**Records from a data source:**
┏━━

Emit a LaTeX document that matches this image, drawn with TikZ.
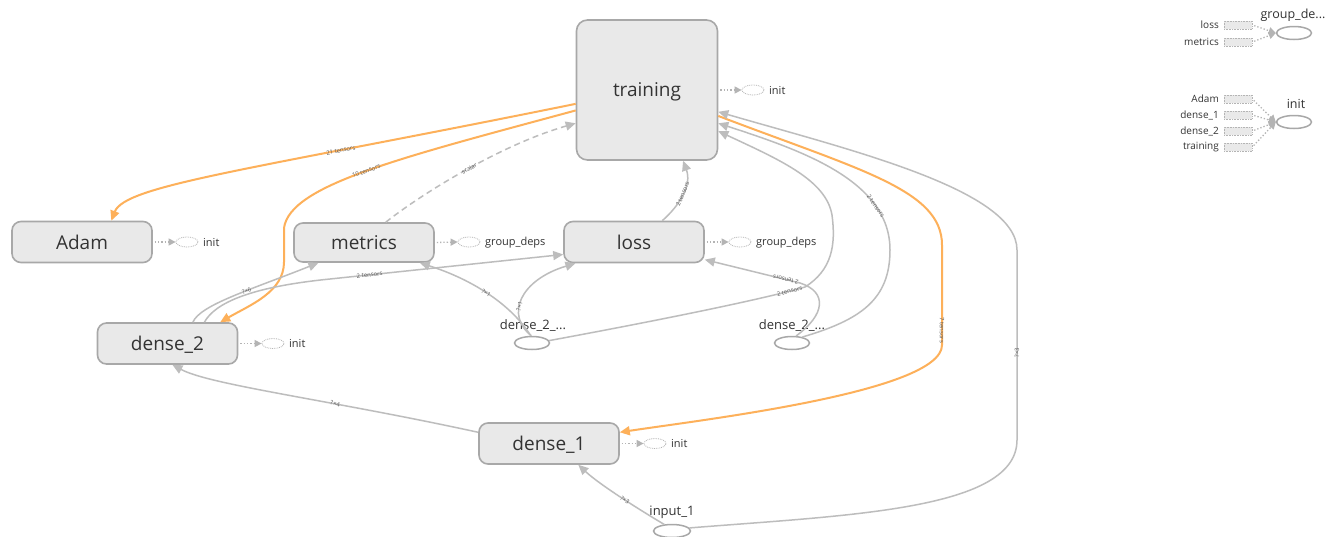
\documentclass[tikz,border=0pt]{standalone}
\usepackage{fontspec}
\setmainfont{Open Sans}
\usetikzlibrary{arrows.meta,shapes.geometric}

\definecolor{opfill}{HTML}{E9E9E9}
\definecolor{opline}{HTML}{A8A8A8}
\definecolor{flowgray}{HTML}{BDBDBD}
\definecolor{reforange}{HTML}{FDB05A}
\definecolor{inktext}{HTML}{333333}
\definecolor{auxline}{HTML}{B4B4B4}

\begin{document}
\begin{tikzpicture}[x=1pt, y=-1pt,
  opnode/.style={draw=opline, line width=1.6pt, fill=opfill, rounded corners=9pt,
    minimum width=140pt, minimum height=41pt, inner sep=0pt, text=inktext,
    text depth=0pt, font=\fontsize{19}{19}\selectfont},
  constnode/.style={draw=opline, line width=1.5pt, fill=white, ellipse,
    minimum width=35pt, minimum height=13pt, inner sep=0pt},
  constlabel/.style={text=inktext, font=\fontsize{13}{13}\selectfont, inner sep=0pt},
  auxnode/.style={draw=auxline, densely dotted, line width=0.8pt, ellipse, fill=white,
    minimum width=22pt, minimum height=10pt, inner sep=0pt},
  auxlabel/.style={text=inktext, font=\fontsize{11}{11}\selectfont, anchor=west, inner sep=0pt},
  auxlink/.style={draw=auxline, dotted, line width=1.3pt, shorten <=2pt,
    -{Triangle[length=7pt,width=7pt,fill=auxline]}},
  legbox/.style={draw=auxline, densely dotted, line width=0.6pt, fill=opfill,
    minimum width=28pt, minimum height=8pt, inner sep=0pt},
  legtext/.style={text=inktext, font=\fontsize{10}{10}\selectfont, anchor=east, inner sep=0pt},
  legtitle/.style={text=inktext, font=\fontsize{12.5}{12.5}\selectfont, inner sep=0pt},
  flow/.style={draw=flowgray, line width=1.5pt, -{Triangle[length=10pt,width=9pt]}},
  refflow/.style={draw=reforange, line width=2pt, -{Triangle[length=10pt,width=9pt]}},
  ctrlflow/.style={flow, dash pattern=on 6pt off 4pt},
  elabel/.style={sloped, text=inktext!80, font=\fontsize{6}{6}\selectfont, inner sep=0.5pt},
]
\fill[white] (0,0) rectangle (1326,536);
\useasboundingbox (0,0) rectangle (1326,536);

% ---- operation nodes ----
\node[opnode, minimum width=141pt, minimum height=140pt, rounded corners=11pt] (training) at (647,90) {training};
\node[opnode] (adam) at (82,242) {Adam};
\node[opnode, minimum height=39pt] (metrics) at (364,242.5) {metrics};
\node[opnode] (loss) at (634,242) {loss};
\node[opnode] (dense2) at (167.5,343.5) {dense\_2};
\node[opnode] (dense1) at (549,443.5) {dense\_1};

% ---- constant / input nodes ----
\node[constnode] (tgtA) at (532,343) {};
\node[constlabel] (tgtAl) at (533,326) {dense\_2\_...};
\node[constnode] (tgtB) at (792,343) {};
\node[constlabel] (tgtBl) at (792,326) {dense\_2\_...};
\node[constnode, minimum width=37pt] (inp) at (672,531) {};
\node[constlabel] (inpl) at (672,512) {input\_1};

% ---- data flow ----
\draw[refflow] (training.191) .. controls (250,170) and (125,185) ..
  node[elabel, pos=0.29] {21 tensors} (adam.36);
\draw[refflow] (training.196) .. controls (400,158) and (290,185) ..
  node[elabel, pos=0.5] {10 tensors} (284,228) -- (284,262)
  .. controls (284,292) and (250,305) .. (dense2.22);
\draw[ctrlflow] (metrics.43) .. controls (420,195) and (500,145) ..
  node[elabel, pos=0.52] {scalar} (training.205);
\draw[flow] (loss.37) .. controls (680,205) and (692,185) ..
  node[elabel, pos=0.5] {2 tensors} (training.297);
\draw[flow] (dense2.40) .. controls (200,305) and (250,290) ..
  node[elabel, pos=0.6] {?×6} (metrics.204);
\draw[flow] (dense2.30) .. controls (215,303) and (250,287) .. (330,279) --
  node[elabel, pos=0.17] {2 tensors} (loss.190);
\draw[flow] (tgtA.100) .. controls (515,310) and (480,282) ..
  node[elabel, pos=0.55] {?×1} (metrics.-20);
\draw[flow] (tgtA.95) .. controls (505,315) and (520,280) ..
  node[elabel, pos=0.4] {?×1} (loss.200);
\draw[flow] (tgtA.8) .. controls (650,322) and (760,300) ..
  node[elabel, pos=0.9] {2 tensors} (805,287)
  .. controls (832,270) and (836,245) .. (832,215)
  .. controls (826,180) and (780,160) .. (training.-30);
\draw[flow] (tgtB.60) .. controls (825,315) and (828,292) .. (800,283) --
  node[elabel, allow upside down, pos=0.15] {2 tensors} (loss.-14);
\draw[flow] (tgtB.30) .. controls (860,320) and (890,300) .. (890,250)
  .. controls (890,180) and (800,150) ..
  node[elabel, pos=0.24] {2 tensors} (training.-25);
\draw[refflow] (training.-20) .. controls (860,170) and (942,190) .. (942,245) --
  node[elabel, pos=0.85] {7 tensors} (942,345)
  .. controls (942,392) and (700,420) .. (dense1.9);
\draw[flow] (inp.10) .. controls (850,515) and (1017,510) .. (1017,440) --
  node[elabel, pos=0.46] {?×3} (1017,250)
  .. controls (1017,190) and (850,150) .. (training.-17);
\draw[flow] (inp.140) .. controls (640,510) and (600,485) ..
  node[elabel, pos=0.45] {?×3} (dense1.-36);
\draw[flow] (dense1.171) .. controls (330,400) and (210,385) ..
  node[elabel, pos=0.35] {?×4} (dense2.283);

% ---- init / group_deps hints beside the nodes ----
\node[auxnode] (adamaux) at (187,242) {};
\node[auxlabel] (adamauxl) at (203,242.5) {init};
\draw[auxlink] (adam.east) -- (adamaux.west);

\node[auxnode] (metaux) at (469,242) {};
\node[auxlabel] (metauxl) at (485,242.5) {group\_deps};
\draw[auxlink] (metrics.east) -- (metaux.west);

\node[auxnode] (lossaux) at (740,242) {};
\node[auxlabel] (lossauxl) at (756,242.5) {group\_deps};
\draw[auxlink] (loss.east) -- (lossaux.west);

\node[auxnode] (trainaux) at (753,90) {};
\node[auxlabel] (trainauxl) at (769,90.5) {init};
\draw[auxlink] (training.east) -- (trainaux.west);

\node[auxnode] (d2aux) at (273,343.5) {};
\node[auxlabel] (d2auxl) at (289,344) {init};
\draw[auxlink] (dense2.east) -- (d2aux.west);

\node[auxnode] (d1aux) at (655,443.5) {};
\node[auxlabel] (d1auxl) at (671,444) {init};
\draw[auxlink] (dense1.east) -- (d1aux.west);

% ---- summary of the group_deps and init nodes ----
\node[constnode] (gdsum) at (1294,33) {};
\node[legtitle] (gdsuml) at (1293,15) {group\_de...};
\node[legbox] (gdloss) at (1238,25) {};
\node[legtext] (gdlossl) at (1219,25) {loss};
\node[legbox] (gdmet) at (1238,42) {};
\node[legtext] (gdmetl) at (1219,42) {metrics};
\draw[auxlink] (gdloss.east) -- (gdsum.west);
\draw[auxlink] (gdmet.east) -- (gdsum.west);

\node[constnode] (initsum) at (1294,122) {};
\node[legtitle] (initsuml) at (1296,104) {init};
\node[legbox] (inadam) at (1238,99) {};
\node[legtext] (inadaml) at (1219,99) {Adam};
\node[legbox] (ind1) at (1238,115) {};
\node[legtext] (ind1l) at (1219,115) {dense\_1};
\node[legbox] (ind2) at (1238,131) {};
\node[legtext] (ind2l) at (1219,131) {dense\_2};
\node[legbox] (intr) at (1238,147) {};
\node[legtext] (intrl) at (1219,147) {training};
\draw[auxlink] (inadam.east) -- (initsum.west);
\draw[auxlink] (ind1.east) -- (initsum.west);
\draw[auxlink] (ind2.east) -- (initsum.west);
\draw[auxlink] (intr.east) -- (initsum.west);
\end{tikzpicture}
\end{document}
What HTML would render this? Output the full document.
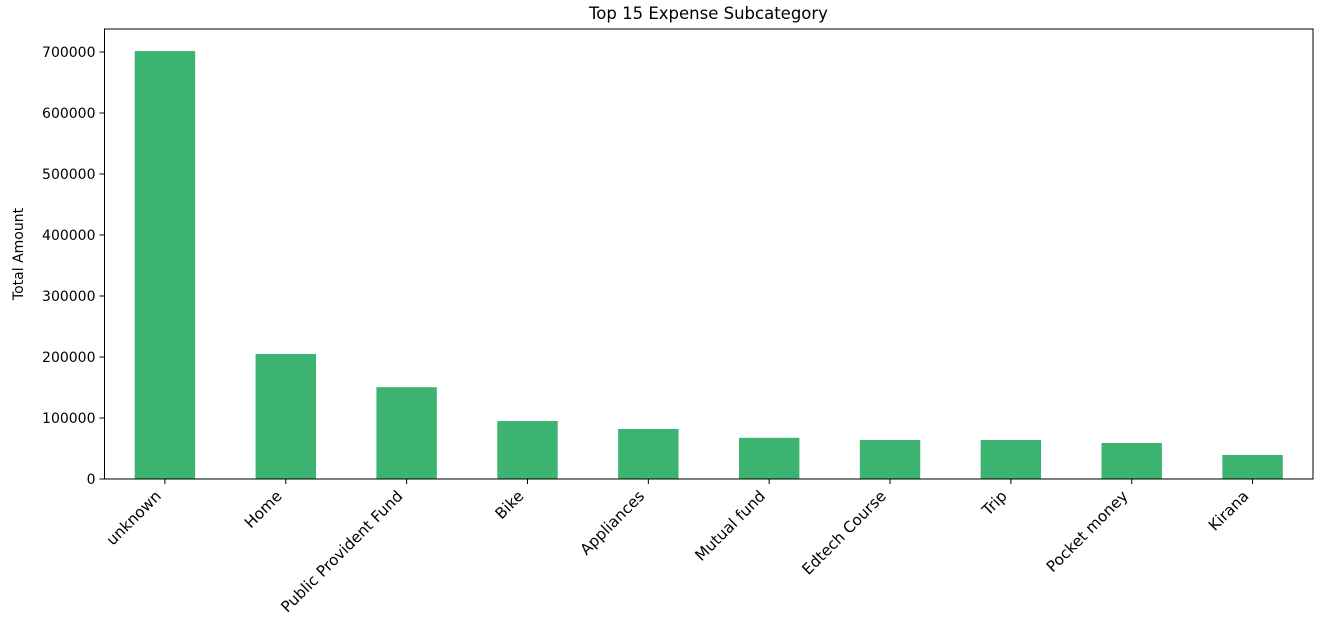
<!DOCTYPE html>
<html><head><meta charset="utf-8"><style>
body{margin:0;background:#fff;}
svg text{font-family:"DejaVu Sans","Liberation Sans",sans-serif;fill:#000;}
</style></head><body>
<svg id="chart" width="1327" height="619" xmlns="http://www.w3.org/2000/svg">
<text x="708.5" y="19" font-size="16.5" text-anchor="middle">Top 15 Expense Subcategory</text>
<text transform="translate(23,254) rotate(-90)" font-size="14" text-anchor="middle">Total Amount</text>
<g id="bars"></g><g id="axes"></g>
</svg>
<script>
const categories=["unknown","Home","Public Provident Fund","Bike","Appliances","Mutual fund","Edtech Course","Trip","Pocket money","Kirana"];
const values=[701500,205000,150500,95000,82000,67500,64000,63900,59000,39300];
const yTicks=[0,100000,200000,300000,400000,500000,600000,700000];
const L=104.5,R=1313,T=29,B=479;
const y=v=>B-(v/700000)*(B-52);
const step=(R-L)/categories.length;
const x=i=>L+step*(i+0.5);
const ns="http://www.w3.org/2000/svg";
const bars=document.getElementById('bars'),axes=document.getElementById('axes');
function mk(tag,attrs,parent){const e=document.createElementNS(ns,tag);for(const k in attrs)e.setAttribute(k,attrs[k]);parent.appendChild(e);return e;}
values.forEach((v,i)=>{
 const r=mk('rect',{x:x(i)-step*0.25,y:y(v),width:step*0.5,height:B-y(v),fill:'#3cb371'},bars);
 
 
 mk('line',{x1:x(i),x2:x(i),y1:B,y2:B+5,stroke:'#000','stroke-width':1},axes);
 const lb=mk('text',{transform:`translate(${x(i)-3},${B+18}) rotate(-45)`,'font-size':'15.3','text-anchor':'end'},axes);
 lb.textContent=categories[i];
 
 
});
yTicks.forEach(v=>{
 mk('line',{x1:L-5,x2:L,y1:y(v),y2:y(v),stroke:'#000','stroke-width':1},axes);
 const t=mk('text',{x:L-9,y:y(v)+5,'font-size':'14','text-anchor':'end'},axes);
 t.textContent=v;
 
 
});
const f=mk('rect',{x:L,y:T,width:R-L,height:B-T,fill:'none',stroke:'#000','stroke-width':1},axes);


</script>
</body></html>
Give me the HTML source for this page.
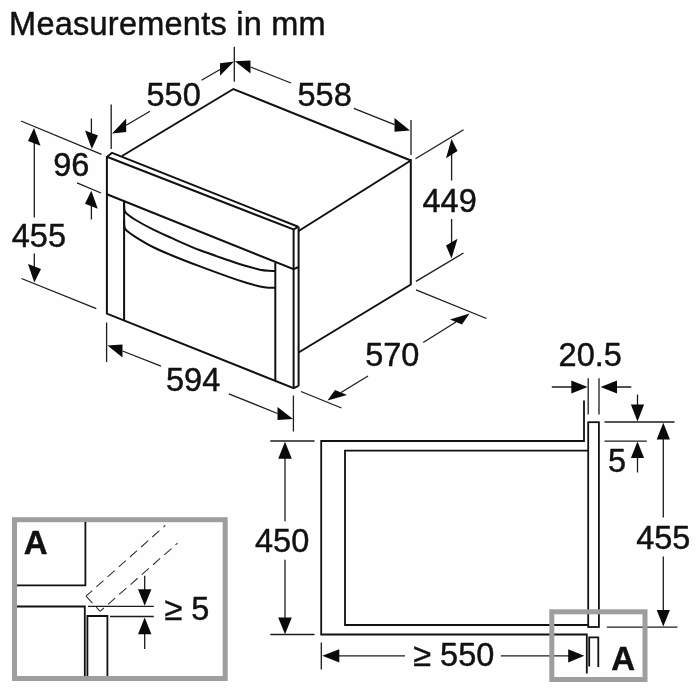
<!DOCTYPE html>
<html>
<head>
<meta charset="utf-8">
<title>Measurements in mm</title>
<style>
html,body{margin:0;padding:0;background:#fefefe;}
body{width:700px;height:700px;overflow:hidden;font-family:"Liberation Sans",sans-serif;}
svg{display:block;will-change:transform;}
text{font-family:"Liberation Sans",sans-serif;fill:#111;stroke:#111;stroke-width:0.45px;stroke-linejoin:round;}
.k{stroke:#111;stroke-width:2;fill:none;stroke-linecap:butt;stroke-linejoin:miter;}
.s{stroke:#111;stroke-width:1.8;fill:none;stroke-linecap:butt;stroke-linejoin:miter;}
.t{stroke:#1c1c1c;stroke-width:1.3;fill:none;}
.a{fill:#0a0a0a;stroke:none;}
.g{stroke:#9e9e9e;stroke-width:5;fill:none;}
.d{stroke:#333;stroke-width:1.1;fill:none;stroke-dasharray:9.5 5.5;}
.n{font-size:32.5px;}
.b{font-size:33px;font-weight:bold;}
</style>
</head>
<body>
<svg width="700" height="700" viewBox="0 0 700 700">

<!-- title -->
<text class="n" x="9.1" y="34.6" style="letter-spacing:0.24px">Measurements in mm</text>

<!-- ============ OVEN ISOMETRIC ============ -->
<g id="oven">
<!-- top face -->
<path class="k" d="M122 156 L233.4 89 L410.8 160.5"/>
<!-- right side -->
<path class="k" d="M298.6 231 L410.8 160.5 L410.8 284.5 L298.6 352.5"/>
<!-- front panel top double line -->
<path class="k" d="M106.9 157 L112 152.8 L298.2 226.8"/>
<path class="k" d="M106.9 156.8 L293.6 229.5 L298.4 226.6"/>
<!-- front outer verticals -->
<path class="k" d="M106.9 156 L106.9 313.6 L293.6 388.2 L298.6 385.8"/>
<path class="k" d="M293.6 229.5 L293.6 388.2"/>
<path class="k" d="M298.6 226.6 L298.6 386"/>
<!-- panel bottom line -->
<path class="k" d="M106.9 194.3 L293.6 269.2 L298.6 267"/>
<!-- inner verticals -->
<path class="k" d="M124.1 201.1 L124.1 320.6"/>
<path class="k" d="M275.3 262.6 L275.3 380.9"/>
<!-- handle curves -->
<path class="k" d="M124.1 203.0 C124.1 203.7 124.1 205.7 124.2 207.0 C124.2 208.3 124.2 209.6 124.7 210.8 C125.2 212.0 125.3 212.5 127.1 214.0 C128.9 215.5 131.4 217.4 135.7 220.0 C140.0 222.6 146.9 226.4 152.9 229.4 C158.9 232.4 163.6 234.4 171.4 237.9 C179.2 241.4 190.2 246.5 200.0 250.3 C209.8 254.1 222.2 258.0 230.0 260.7 C237.8 263.4 242.1 264.8 247.1 266.3 C252.1 267.8 256.4 268.9 260.0 269.7 C263.6 270.4 266.1 270.6 268.6 270.8 C271.2 271.0 274.2 270.9 275.3 270.9"/>
<path class="k" d="M124.1 220.0 C124.1 220.7 124.1 222.7 124.2 224.0 C124.2 225.3 124.2 226.7 124.7 227.9 C125.2 229.1 125.3 229.6 127.1 231.1 C128.9 232.6 131.4 234.4 135.7 237.1 C140.0 239.8 146.9 244.0 152.9 247.0 C158.9 250.0 163.6 252.0 171.4 255.2 C179.2 258.4 190.2 262.7 200.0 266.4 C209.8 270.1 222.2 274.6 230.0 277.4 C237.8 280.2 242.1 281.5 247.1 283.0 C252.1 284.5 256.4 285.6 260.0 286.4 C263.6 287.2 266.1 287.5 268.6 287.7 C271.2 287.9 274.2 287.8 275.3 287.8"/>
</g>

<!-- ============ OVEN DIMENSIONS ============ -->
<g id="ovendims">
<!-- 550 -->
<path class="t" d="M234.3 46.8 V81.8"/>
<path class="t" d="M111.2 104.5 V149"/>
<path class="t" d="M126.2 125.2 L150 111.2 M201.5 80.3 L220 69.5"/>
<path class="a" d="M234 61.5 L220 63.2 L220 75.8 Z"/>
<path class="a" d="M112 133.5 L126.2 118.5 L126.2 132 Z"/>
<text class="n" x="146.5" y="105.5">550</text>
<!-- 558 -->
<path class="t" d="M411 120 V155"/>
<path class="t" d="M250.5 67 L291 83 M353.8 108.3 L394.5 124.7"/>
<path class="a" d="M234.8 61.3 L250.5 60.5 L250.5 73.5 Z"/>
<path class="a" d="M410 130.5 L394.5 118 L394.5 131.8 Z"/>
<text class="n" x="297.5" y="105.5">558</text>
<!-- 96 -->
<path class="t" d="M21 121 L101.5 154.3"/>
<path class="t" d="M77 182.8 L101 193"/>
<path class="t" d="M91.4 118.5 V133 M91.4 206 V219.5"/>
<path class="a" d="M91.8 149 L85 130.5 L98 135.5 Z"/>
<path class="a" d="M91.3 190.8 L85 203.8 L97.8 208.8 Z"/>
<text class="n" x="53.3" y="176.3">96</text>
<!-- 455 left -->
<path class="t" d="M21.5 278.5 L96.3 308.7"/>
<path class="t" d="M34.3 143 V217.5 M34.3 253.5 V267"/>
<path class="a" d="M34 128 L28 141 L40.5 145.8 Z"/>
<path class="a" d="M34.3 282.5 L28 264 L41 269 Z"/>
<text class="n" x="11.8" y="247.2">455</text>
<!-- 594 -->
<path class="t" d="M106.6 322.5 V362"/>
<path class="t" d="M293.4 395.5 V431.5"/>
<path class="t" d="M122.5 351 L161 366.2 M228.8 393.8 L277.5 413.5"/>
<path class="a" d="M107.5 345.5 L122.5 344.5 L122.5 357.5 Z"/>
<path class="a" d="M293 419 L277.5 407 L277.5 420 Z"/>
<text class="n" x="166" y="390.5">594</text>
<!-- 449 -->
<path class="t" d="M415.5 158.8 L463.5 129.8"/>
<path class="t" d="M416 281.4 L463.5 253"/>
<path class="t" d="M451.6 154 V180.5 M451.6 219 V243"/>
<path class="a" d="M451.5 139 L446 158.3 L457.5 151 Z"/>
<path class="a" d="M451.5 258.5 L446 245.5 L457.5 238.8 Z"/>
<text class="n" x="422.5" y="212">449</text>
<!-- 570 -->
<path class="t" d="M416 289.8 L486.5 318.5"/>
<path class="t" d="M301 391.5 L341.5 408"/>
<path class="t" d="M341 392.5 L368 376 M423.2 342.5 L456 322"/>
<path class="a" d="M469.5 313.5 L450 319.5 L462 324.5 Z"/>
<path class="a" d="M327.5 400.5 L335 390 L347 395 Z"/>
<text class="n" x="365.2" y="366.3">570</text>
</g>

<!-- ============ SECTION VIEW ============ -->
<g id="section">
<path class="s" d="M584 400.5 V441 H321.2 V634.5 H586.8 V673.5"/>
<path class="s" d="M588 450.6 H345 V625 H588"/>
<rect class="s" x="588.2" y="422.2" width="10.7" height="204.8"/>
<path class="s" d="M589.2 666.5 V637.3 H598.3 V667"/>
<!-- 20.5 -->
<path class="t" d="M588.2 378.3 V414.5 M599 378.3 V414.5"/>
<path class="t" d="M551.8 387 H572 M616 387 H631.3"/>
<path class="a" d="M587.6 387 L571.3 380.6 L571.3 393.6 Z"/>
<path class="a" d="M600.6 387 L617 380.6 L617 393.6 Z"/>
<text class="n" x="558.6" y="366.3">20.5</text>
<!-- 5 -->
<path class="t" d="M604.5 422 H674.5 M604.5 441.1 H646.8"/>
<path class="t" d="M637.5 394.5 V405 M637.5 457 V472.5"/>
<path class="a" d="M637.5 421.5 L630.9 404.5 L644.1 404.5 Z"/>
<path class="a" d="M637.5 441.6 L630.9 458 L644.1 458 Z"/>
<text class="n" x="608" y="472">5</text>
<!-- 455 right -->
<path class="t" d="M606.8 627.1 H677.5"/>
<path class="t" d="M663.3 439 V517.5 M663.3 556.5 V611"/>
<path class="a" d="M663.3 422.8 L656.7 439.6 L669.9 439.6 Z"/>
<path class="a" d="M663.3 626.4 L656.7 610 L669.9 610 Z"/>
<text class="n" x="636.2" y="548.7">455</text>
<!-- 450 -->
<path class="t" d="M270.3 441 H314.5 M270.3 634.5 H314.5"/>
<path class="t" d="M285 458 V521.3 M285 559.8 V618"/>
<path class="a" d="M285 441.8 L278.2 458.8 L291.8 458.8 Z"/>
<path class="a" d="M285 634.2 L278.2 617.5 L291.8 617.5 Z"/>
<text class="n" x="255" y="551.7">450</text>
<!-- >= 550 -->
<path class="t" d="M321.3 642.5 V669.5"/>
<path class="t" d="M339 655.8 H405 M500.8 655.8 H569"/>
<path class="a" d="M322.3 655.8 L339.3 649.2 L339.3 662.4 Z"/>
<path class="a" d="M584.3 655.8 L568.2 649.2 L568.2 662.5 Z"/>
<text class="n" x="413.2" y="666.3">≥ 550</text>
<!-- gray callout -->
<rect class="g" x="551.8" y="611.8" width="93.2" height="67.7"/>
<text class="b" x="611.3" y="669.5">A</text>
</g>

<!-- ============ DETAIL A ============ -->
<g id="detail">
<rect class="g" x="14.5" y="519.7" width="210.7" height="158.8"/>
<path class="s" d="M17 585.4 H85.4 V522"/>
<path class="s" d="M17 606.5 H84.8 V676"/>
<path class="s" d="M87.4 676 V616 H107.4 V676"/>
<path class="t" d="M88 606.4 H153.8 M110 616.5 H153.8"/>
<path class="d" d="M86 596.2 L165.3 525.4" stroke-dashoffset="1.1"/>
<path class="d" d="M86 596.2 L100.1 611.3"/>
<path class="d" d="M100.1 611.3 L177.5 543.2" stroke-dashoffset="4.5"/>
<path class="t" d="M144.7 575.8 V590 M144.7 633.5 V649"/>
<path class="a" d="M144.7 605.7 L138 589.3 L151.4 589.3 Z"/>
<path class="a" d="M144.7 617.4 L138 634.2 L151.4 634.2 Z"/>
<text class="n" x="164.5" y="620">≥ 5</text>
<text class="b" x="23.8" y="553.7">A</text>
</g>
</svg>
</body>
</html>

┗━━

**AIM OF THE TASK:** Retype exactly the lines from the one with "What HTML would" through the one with "lb.textContent=categories[i];", both included, and nothing else; leave out the pictures.

**ANSWER BELOW:**
What HTML would render this? Output the full document.
<!DOCTYPE html>
<html><head><meta charset="utf-8"><style>
body{margin:0;background:#fff;}
svg text{font-family:"DejaVu Sans","Liberation Sans",sans-serif;fill:#000;}
</style></head><body>
<svg id="chart" width="1327" height="619" xmlns="http://www.w3.org/2000/svg">
<text x="708.5" y="19" font-size="16.5" text-anchor="middle">Top 15 Expense Subcategory</text>
<text transform="translate(23,254) rotate(-90)" font-size="14" text-anchor="middle">Total Amount</text>
<g id="bars"></g><g id="axes"></g>
</svg>
<script>
const categories=["unknown","Home","Public Provident Fund","Bike","Appliances","Mutual fund","Edtech Course","Trip","Pocket money","Kirana"];
const values=[701500,205000,150500,95000,82000,67500,64000,63900,59000,39300];
const yTicks=[0,100000,200000,300000,400000,500000,600000,700000];
const L=104.5,R=1313,T=29,B=479;
const y=v=>B-(v/700000)*(B-52);
const step=(R-L)/categories.length;
const x=i=>L+step*(i+0.5);
const ns="http://www.w3.org/2000/svg";
const bars=document.getElementById('bars'),axes=document.getElementById('axes');
function mk(tag,attrs,parent){const e=document.createElementNS(ns,tag);for(const k in attrs)e.setAttribute(k,attrs[k]);parent.appendChild(e);return e;}
values.forEach((v,i)=>{
 const r=mk('rect',{x:x(i)-step*0.25,y:y(v),width:step*0.5,height:B-y(v),fill:'#3cb371'},bars);
 
 
 mk('line',{x1:x(i),x2:x(i),y1:B,y2:B+5,stroke:'#000','stroke-width':1},axes);
 const lb=mk('text',{transform:`translate(${x(i)-3},${B+18}) rotate(-45)`,'font-size':'15.3','text-anchor':'end'},axes);
 lb.textContent=categories[i];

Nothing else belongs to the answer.